## WHAT IS NEEDED
Make an exact copy of all the data.

----------------

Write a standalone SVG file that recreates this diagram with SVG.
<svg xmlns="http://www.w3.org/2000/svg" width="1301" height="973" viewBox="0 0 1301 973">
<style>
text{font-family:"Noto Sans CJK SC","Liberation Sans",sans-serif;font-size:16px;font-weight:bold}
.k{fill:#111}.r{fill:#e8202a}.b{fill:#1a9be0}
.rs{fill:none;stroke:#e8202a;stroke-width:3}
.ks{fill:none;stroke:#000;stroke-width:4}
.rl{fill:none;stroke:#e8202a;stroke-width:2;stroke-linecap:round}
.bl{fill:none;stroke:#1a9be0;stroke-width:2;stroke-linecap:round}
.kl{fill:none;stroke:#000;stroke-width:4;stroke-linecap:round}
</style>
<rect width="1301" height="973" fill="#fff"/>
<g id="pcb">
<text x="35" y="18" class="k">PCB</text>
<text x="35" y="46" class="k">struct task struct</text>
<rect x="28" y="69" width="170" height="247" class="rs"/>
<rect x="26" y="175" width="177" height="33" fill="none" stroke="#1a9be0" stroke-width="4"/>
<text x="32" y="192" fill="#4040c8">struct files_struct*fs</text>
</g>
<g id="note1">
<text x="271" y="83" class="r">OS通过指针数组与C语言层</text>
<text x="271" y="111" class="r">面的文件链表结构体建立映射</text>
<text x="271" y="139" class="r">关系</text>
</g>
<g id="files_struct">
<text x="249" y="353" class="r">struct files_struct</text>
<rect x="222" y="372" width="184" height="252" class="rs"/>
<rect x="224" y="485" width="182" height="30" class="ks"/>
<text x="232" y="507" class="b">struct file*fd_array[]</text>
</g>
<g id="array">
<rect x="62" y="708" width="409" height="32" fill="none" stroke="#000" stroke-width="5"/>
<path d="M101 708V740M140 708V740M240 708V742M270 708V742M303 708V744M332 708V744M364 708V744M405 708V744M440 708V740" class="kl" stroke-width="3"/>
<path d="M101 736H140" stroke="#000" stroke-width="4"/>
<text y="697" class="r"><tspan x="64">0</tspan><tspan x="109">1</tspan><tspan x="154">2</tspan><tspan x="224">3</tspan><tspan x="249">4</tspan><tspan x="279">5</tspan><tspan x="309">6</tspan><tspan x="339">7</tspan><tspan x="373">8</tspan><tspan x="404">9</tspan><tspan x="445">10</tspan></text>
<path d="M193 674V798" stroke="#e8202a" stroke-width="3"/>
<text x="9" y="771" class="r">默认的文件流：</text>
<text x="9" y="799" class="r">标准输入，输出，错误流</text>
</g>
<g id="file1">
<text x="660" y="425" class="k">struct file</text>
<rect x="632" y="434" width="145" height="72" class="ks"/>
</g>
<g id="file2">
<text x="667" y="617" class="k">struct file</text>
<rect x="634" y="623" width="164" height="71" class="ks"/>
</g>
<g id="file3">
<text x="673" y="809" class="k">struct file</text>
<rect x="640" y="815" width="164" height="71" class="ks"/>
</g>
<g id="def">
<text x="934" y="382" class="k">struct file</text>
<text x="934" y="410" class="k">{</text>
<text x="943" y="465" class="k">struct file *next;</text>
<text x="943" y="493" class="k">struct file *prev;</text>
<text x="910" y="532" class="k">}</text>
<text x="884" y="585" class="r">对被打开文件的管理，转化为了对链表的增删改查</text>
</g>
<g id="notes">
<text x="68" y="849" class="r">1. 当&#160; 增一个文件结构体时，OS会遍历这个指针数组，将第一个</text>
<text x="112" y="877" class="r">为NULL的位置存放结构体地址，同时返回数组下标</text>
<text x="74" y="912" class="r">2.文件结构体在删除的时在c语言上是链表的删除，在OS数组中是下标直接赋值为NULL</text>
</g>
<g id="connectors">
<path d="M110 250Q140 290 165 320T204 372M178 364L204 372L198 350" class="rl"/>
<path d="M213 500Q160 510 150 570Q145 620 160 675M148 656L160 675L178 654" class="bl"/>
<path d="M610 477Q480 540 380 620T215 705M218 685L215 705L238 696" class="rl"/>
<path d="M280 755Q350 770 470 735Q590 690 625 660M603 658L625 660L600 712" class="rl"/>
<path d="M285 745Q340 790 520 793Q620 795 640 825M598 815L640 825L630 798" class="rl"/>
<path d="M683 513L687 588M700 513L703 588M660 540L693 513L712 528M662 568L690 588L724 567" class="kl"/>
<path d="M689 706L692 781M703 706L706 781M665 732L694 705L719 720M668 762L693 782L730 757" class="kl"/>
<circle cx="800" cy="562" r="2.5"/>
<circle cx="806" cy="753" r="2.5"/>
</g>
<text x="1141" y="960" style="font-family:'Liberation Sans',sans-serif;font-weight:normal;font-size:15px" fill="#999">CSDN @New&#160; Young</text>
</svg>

----------------

## SOLUTION FOR THIS EXERCISE
Write a standalone SVG file that recreates this diagram with SVG.
<svg xmlns="http://www.w3.org/2000/svg" width="1301" height="973" viewBox="0 0 1301 973">
<style>
text{font-family:"Noto Sans CJK SC","Liberation Sans",sans-serif;font-size:16px;font-weight:bold}
.k{fill:#111}.r{fill:#e8202a}.b{fill:#1a9be0}
.rs{fill:none;stroke:#e8202a;stroke-width:3}
.ks{fill:none;stroke:#000;stroke-width:4}
.rl{fill:none;stroke:#e8202a;stroke-width:2;stroke-linecap:round}
.bl{fill:none;stroke:#1a9be0;stroke-width:2;stroke-linecap:round}
.kl{fill:none;stroke:#000;stroke-width:4;stroke-linecap:round}
</style>
<rect width="1301" height="973" fill="#fff"/>
<g id="pcb">
<text x="35" y="18" class="k">PCB</text>
<text x="35" y="46" class="k">struct task struct</text>
<rect x="28" y="69" width="170" height="247" class="rs"/>
<rect x="26" y="175" width="177" height="33" fill="none" stroke="#1a9be0" stroke-width="4"/>
<text x="32" y="192" fill="#4040c8">struct files_struct*fs</text>
</g>
<g id="note1">
<text x="271" y="83" class="r">OS通过指针数组与C语言层</text>
<text x="271" y="111" class="r">面的文件链表结构体建立映射</text>
<text x="271" y="139" class="r">关系</text>
</g>
<g id="files_struct">
<text x="249" y="353" class="r">struct files_struct</text>
<rect x="222" y="372" width="184" height="252" class="rs"/>
<rect x="224" y="485" width="182" height="30" class="ks"/>
<text x="232" y="507" class="b">struct file*fd_array[]</text>
</g>
<g id="array">
<rect x="62" y="708" width="409" height="32" fill="none" stroke="#000" stroke-width="5"/>
<path d="M101 708V740M140 708V740M240 708V742M270 708V742M303 708V744M332 708V744M364 708V744M405 708V744M440 708V740" class="kl" stroke-width="3"/>
<path d="M101 736H140" stroke="#000" stroke-width="4"/>
<text y="697" class="r"><tspan x="64">0</tspan><tspan x="109">1</tspan><tspan x="154">2</tspan><tspan x="224">3</tspan><tspan x="249">4</tspan><tspan x="279">5</tspan><tspan x="309">6</tspan><tspan x="339">7</tspan><tspan x="373">8</tspan><tspan x="404">9</tspan><tspan x="445">10</tspan></text>
<path d="M193 674V798" stroke="#e8202a" stroke-width="3"/>
<text x="9" y="771" class="r">默认的文件流：</text>
<text x="9" y="799" class="r">标准输入，输出，错误流</text>
</g>
<g id="file1">
<text x="660" y="425" class="k">struct file</text>
<rect x="632" y="434" width="145" height="72" class="ks"/>
</g>
<g id="file2">
<text x="667" y="617" class="k">struct file</text>
<rect x="634" y="623" width="164" height="71" class="ks"/>
</g>
<g id="file3">
<text x="673" y="809" class="k">struct file</text>
<rect x="640" y="815" width="164" height="71" class="ks"/>
</g>
<g id="def">
<text x="934" y="382" class="k">struct file</text>
<text x="934" y="410" class="k">{</text>
<text x="943" y="465" class="k">struct file *next;</text>
<text x="943" y="493" class="k">struct file *prev;</text>
<text x="910" y="532" class="k">}</text>
<text x="884" y="585" class="r">对被打开文件的管理，转化为了对链表的增删改查</text>
</g>
<g id="notes">
<text x="68" y="849" class="r">1. 当&#160; 增一个文件结构体时，OS会遍历这个指针数组，将第一个</text>
<text x="112" y="877" class="r">为NULL的位置存放结构体地址，同时返回数组下标</text>
<text x="74" y="912" class="r">2.文件结构体在删除的时在c语言上是链表的删除，在OS数组中是下标直接赋值为NULL</text>
</g>
<g id="connectors">
<path d="M110 250Q140 290 165 320T204 372M178 364L204 372L198 350" class="rl"/>
<path d="M213 500Q160 510 150 570Q145 620 160 675M148 656L160 675L178 654" class="bl"/>
<path d="M610 477Q480 540 380 620T215 705M218 685L215 705L238 696" class="rl"/>
<path d="M280 755Q350 770 470 735Q590 690 625 660M603 658L625 660L600 712" class="rl"/>
<path d="M285 745Q340 790 520 793Q620 795 640 825M598 815L640 825L630 798" class="rl"/>
<path d="M683 513L687 588M700 513L703 588M660 540L693 513L712 528M662 568L690 588L724 567" class="kl"/>
<path d="M689 706L692 781M703 706L706 781M665 732L694 705L719 720M668 762L693 782L730 757" class="kl"/>
<circle cx="800" cy="562" r="2.5"/>
<circle cx="806" cy="753" r="2.5"/>
</g>
<text x="1141" y="960" style="font-family:'Liberation Sans',sans-serif;font-weight:normal;font-size:15px" fill="#999">CSDN @New&#160; Young</text>
</svg>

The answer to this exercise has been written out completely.